Does education have a time limit?
I was eight years old when I entered first grade. I remember that my classmates laughed at me because of my age. It was obvious I was the oldest because I was also the tallest.
Our family is too poor to send us to good schools. We lived as laborers in a sugar plantation in Negros. Our father died just as I was going to see the world and experience it. Our mother worked in a sugarcane field; we considered ourselves lucky whenever we ate decent food. Maybe she didn’t have a good job to give us what we wanted, but she has a good heart and works really hard to send us to school.
My siblings and I helped our mother in supporting our family. Growing up, we rose at 3 a.m. to help her in the field and do chores. After that, we started walking almost 10 kilometers to get to school. Many times we missed the first subject. On weekends when there was no class, we worked in the hacienda and planted sugarcane to earn enough to put food on our table.
I was already 14 when I entered the sixth grade. One day, the English teacher approached me to say that they had chosen me to be the school representative in the spelling bee in the city. I said: “I am really sorry, ma’am, I have no money…” And she replied that she and the others would take care of things. I felt pressured at the time because I didn’t even have decent clothes to wear for the competition. When I told my mother about it, she cried. I could see the happiness, sadness and pride on her face. She told me she would do her best to get me something to wear.
I landed in second place in the competition, but I still brought pride to my school and family. My mother cried again when she saw my name on the poster outside our school announcing my win.
I graduated from grade school with pride and ambition.
Our mother decided to move us to Bacolod City, the capital, where her relatives lived.
I was in first year high school when my mother asked me to stop schooling to help my siblings in construction work. We were too poor to provide for ourselves. I had no choice but to obey her. I thought it was the end of my dream for a better future. I became a construction worker and I felt hopeless.
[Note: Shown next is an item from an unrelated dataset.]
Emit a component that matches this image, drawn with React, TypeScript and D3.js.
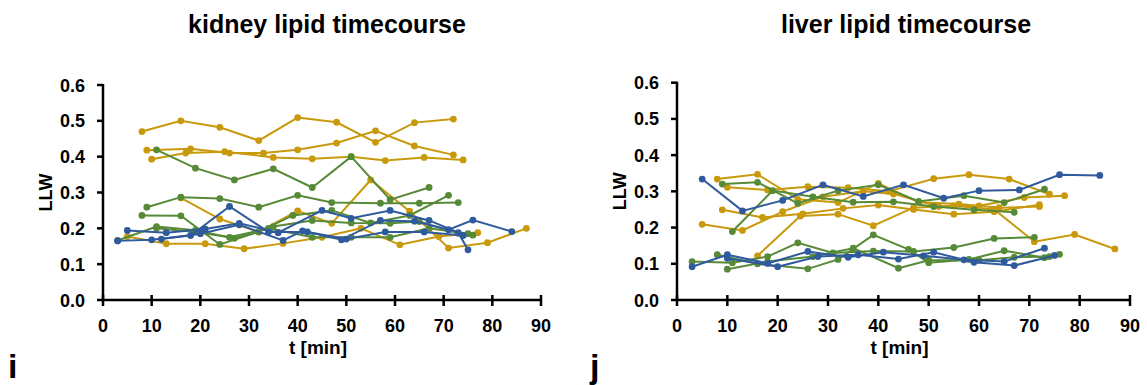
import React from "react";
import * as d3 from "d3";

type Pt = [number, number];

// ---- kidney series ----
const kidneyOrange: Pt[][] = [
  [[8,0.47],[16,0.50],[24,0.482],[32,0.445],[40,0.509],[48,0.496],[56,0.44],[64,0.495],[72,0.505]],
  [[9,0.418],[18,0.422],[26,0.41],[33,0.41],[40,0.419],[48,0.438],[56,0.472],[64,0.43],[72,0.405]],
  [[10,0.393],[17,0.41],[25,0.414],[35,0.398],[43,0.394],[51,0.40],[58,0.389],[66,0.398],[74,0.391]],
  [[16,0.285],[24,0.226],[32,0.19],[40,0.249],[47,0.214],[55,0.335],[63,0.248],[71,0.145],[79,0.16],[87,0.2]],
  [[5,0.177],[13,0.157],[21,0.157],[29,0.143],[37,0.158],[45,0.175],[53,0.2],[61,0.154],[69,0.177],[77,0.188]],
];
const kidneyGreen: Pt[][] = [
  [[11,0.419],[19,0.368],[27,0.335],[35,0.366],[43,0.314],[51,0.40],[59,0.28],[67,0.314]],
  [[9,0.259],[16,0.287],[24,0.283],[32,0.259],[40,0.292],[47,0.272],[57,0.27],[65,0.27],[73,0.272]],
  [[8,0.236],[16,0.235],[24,0.155],[32,0.19],[39,0.236],[47,0.25],[55,0.215],[63,0.236],[71,0.292]],
  [[3,0.166],[11,0.205],[19,0.195],[27,0.172],[35,0.205],[43,0.222],[51,0.215],[59,0.214],[65,0.219],[73,0.186],[76,0.181]],
  [[11,0.2],[19,0.19],[26,0.175],[34,0.2],[43,0.175],[51,0.175],[59,0.175],[67,0.2],[75,0.185]],
];
const kidneyBlue: Pt[][] = [
  [[3,0.165],[10,0.168],[18,0.18],[26,0.261],[34,0.19],[42,0.19],[50,0.17],[58,0.19],[66,0.19],[74,0.18]],
  [[5,0.194],[13,0.188],[21,0.198],[28,0.214],[36,0.188],[45,0.25],[51,0.228],[59,0.25],[67,0.222],[73,0.188],[75,0.14]],
  [[12,0.17],[20,0.185],[28,0.21],[37,0.166],[41,0.193],[49,0.168],[57,0.222],[64,0.22],[71,0.196],[76,0.223],[84,0.191]],
];

// ---- liver series ----
const liverOrange: Pt[][] = [
  [[8,0.334],[16,0.347],[24,0.278],[32,0.269],[40,0.322],[48,0.27],[56,0.265],[64,0.255],[72,0.258]],
  [[10,0.311],[18,0.304],[26,0.313],[34,0.31],[42,0.30],[51,0.335],[58,0.346],[66,0.334],[74,0.292]],
  [[9,0.249],[17,0.228],[25,0.238],[33,0.253],[40,0.262],[47,0.25],[55,0.237],[63,0.244],[72,0.263]],
  [[5,0.209],[13,0.192],[21,0.244],[29,0.285],[37,0.3],[43,0.293],[52,0.258],[60,0.26],[69,0.283],[77,0.288]],
  [[16,0.122],[24.5,0.232],[32,0.237],[39,0.205],[47,0.255],[55,0.26],[63,0.25],[71,0.161],[79,0.181],[87,0.141]],
];
const liverGreen: Pt[][] = [
  [[9,0.32],[16,0.325],[24,0.267],[32,0.302],[40,0.318],[48,0.272],[57,0.288],[65,0.269],[73,0.306]],
  [[11,0.189],[19,0.302],[27,0.285],[35,0.27],[43,0.271],[51,0.258],[59,0.249],[67,0.242]],
  [[3,0.106],[11,0.103],[18,0.12],[24,0.158],[31,0.13],[39,0.135],[47,0.134],[55,0.145],[63,0.17],[71,0.173]],
  [[8,0.125],[16,0.1],[26,0.086],[32,0.112],[39,0.18],[46,0.14],[50,0.103],[58,0.112],[65,0.136],[73,0.117],[76,0.126]],
  [[10,0.085],[18,0.106],[27,0.12],[35,0.143],[44,0.088],[50,0.11],[60,0.11],[67,0.118],[74,0.12]],
];
const liverBlue: Pt[][] = [
  [[5,0.334],[13,0.246],[21,0.275],[29,0.318],[37,0.286],[45,0.318],[53,0.281],[60,0.302],[68,0.304],[76,0.346],[84,0.344]],
  [[3,0.092],[10,0.125],[18,0.101],[26,0.134],[34,0.118],[41,0.132],[49,0.122],[57,0.111],[65,0.106],[73,0.143]],
  [[10,0.115],[20,0.092],[28,0.12],[36,0.125],[44,0.113],[51,0.132],[59,0.104],[67,0.095],[75,0.123]],
];

const xTicks = [0, 10, 20, 30, 40, 50, 60, 70, 80, 90];
const yTicks = [0, 0.1, 0.2, 0.3, 0.4, 0.5, 0.6];

const ORANGE = "#C9990C";
const GREEN = "#568A37";
const BLUE = "#2F5A9E";
const FONT = "'Liberation Sans', Arial, sans-serif";

interface PanelProps {
  title: string;
  x0: number; x1: number; y0: number; y1: number;
  orange: Pt[][]; green: Pt[][]; blue: Pt[][];
  letter: string; letterX: number; titleX: number; labelX: number;
}

function Panel(p: PanelProps) {
  const x = d3.scaleLinear().domain([0, 90]).range([p.x0, p.x1]);
  const y = d3.scaleLinear().domain([0, 0.6]).range([p.y0, p.y1]);
  const line = d3.line<Pt>().x((d) => x(d[0])).y((d) => y(d[1]));
  const groups: [Pt[][], string][] = [[p.orange, ORANGE], [p.green, GREEN], [p.blue, BLUE]];
  const cx = (p.x0 + p.x1) / 2;
  return (
    <g>
      <text x={p.titleX} y={33} textAnchor="middle" fontFamily={FONT} fontWeight="bold" fontSize={25}>{p.title}</text>
      {groups.map(([series, col], gi) =>
        series.map((s, si) => (
          <g key={`${gi}-${si}`}>
            <path d={line(s) || ""} fill="none" stroke={col} strokeWidth={2} />
            {s.map((d, k) => (
              <circle key={k} cx={x(d[0])} cy={y(d[1])} r={3.4} fill={col} />
            ))}
          </g>
        ))
      )}
      <line x1={p.x0} x2={p.x0} y1={y(0.6) - 1} y2={p.y0} stroke="#000" strokeWidth={2.5} />
      <line x1={p.x0} x2={p.x1 + 1} y1={p.y0} y2={p.y0} stroke="#000" strokeWidth={2.5} />
      {yTicks.map((t) => (
        <g key={t}>
          <line x1={p.x0 - 6} x2={p.x0} y1={y(t)} y2={y(t)} stroke="#000" strokeWidth={2.5} />
          <text x={p.x0 - 18} y={y(t) + 6.5} textAnchor="end" fontFamily={FONT} fontWeight="bold" fontSize={18}>{t.toFixed(1)}</text>
        </g>
      ))}
      {xTicks.map((t) => (
        <g key={t}>
          <line x1={x(t)} x2={x(t)} y1={p.y0 - 5} y2={p.y0 + 6} stroke="#000" strokeWidth={2.5} />
          <text x={x(t)} y={p.y0 + 32} textAnchor="middle" fontFamily={FONT} fontWeight="bold" fontSize={18}>{t}</text>
        </g>
      ))}
      <text x={cx - 4} y={354} textAnchor="middle" fontFamily={FONT} fontWeight="bold" fontSize={19}>t [min]</text>
      <text transform={`translate(${p.labelX},${(p.y0 + y(0.6)) / 2}) rotate(-90)`} textAnchor="middle" fontFamily={FONT} fontWeight="bold" fontSize={18}>LLW</text>
      <text x={p.letterX} y={378} fontFamily={FONT} fontWeight="bold" fontSize={34}>{p.letter}</text>
    </g>
  );
}

export default function App() {
  return (
    <svg width={1147} height={385} style={{ position: "absolute", left: 0, top: 0, background: "#fff" }}>
      <rect width={1147} height={385} fill="#fff" />
      <Panel title="kidney lipid timecourse" x0={103} x1={541} y0={300} y1={85}
        orange={kidneyOrange} green={kidneyGreen} blue={kidneyBlue} letter="i" letterX={8} titleX={327} labelX={52} />
      <Panel title="liver lipid timecourse" x0={677} x1={1130} y0={300} y1={82.7}
        orange={liverOrange} green={liverGreen} blue={liverBlue} letter="j" letterX={590} titleX={906} labelX={626} />
    </svg>
  );
}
When I turned 17, my mother asked me if I wanted to go back to school. I said yes. I enrolled again as a high school freshman, and I was bullied all the time because of my age. I sometimes got into fights. But then I realized that nothing would happen if I let the bullies and their hateful words affect me.
I focused on my studies. I looked forward to what I wanted to be in the future. I completed junior high school still with pride and ambition.
But when I entered senior high school, my tribulations continued. I still get hurt when my classmates tease me because of my age. They would say, “You’re too old to be a student! You should be working now!” I was really upset and almost cried when the social studies teacher compared my age to that of his teaching colleague, who is younger than me.
At one point I wanted to stop schooling.
But every day I keep telling myself, “Age doesn’t matter.” I have a dream, and that dream will never be considered “game over” because of my age. They say I am too old to be in high school, but I have a yearning in my heart that I want to achieve. And that is my dream! I want to complete my schooling.
No one is too old for education. In fact, education is timeless; anyone can keep learning until the end of his or her life. No one is too old to pursue his or her dreams.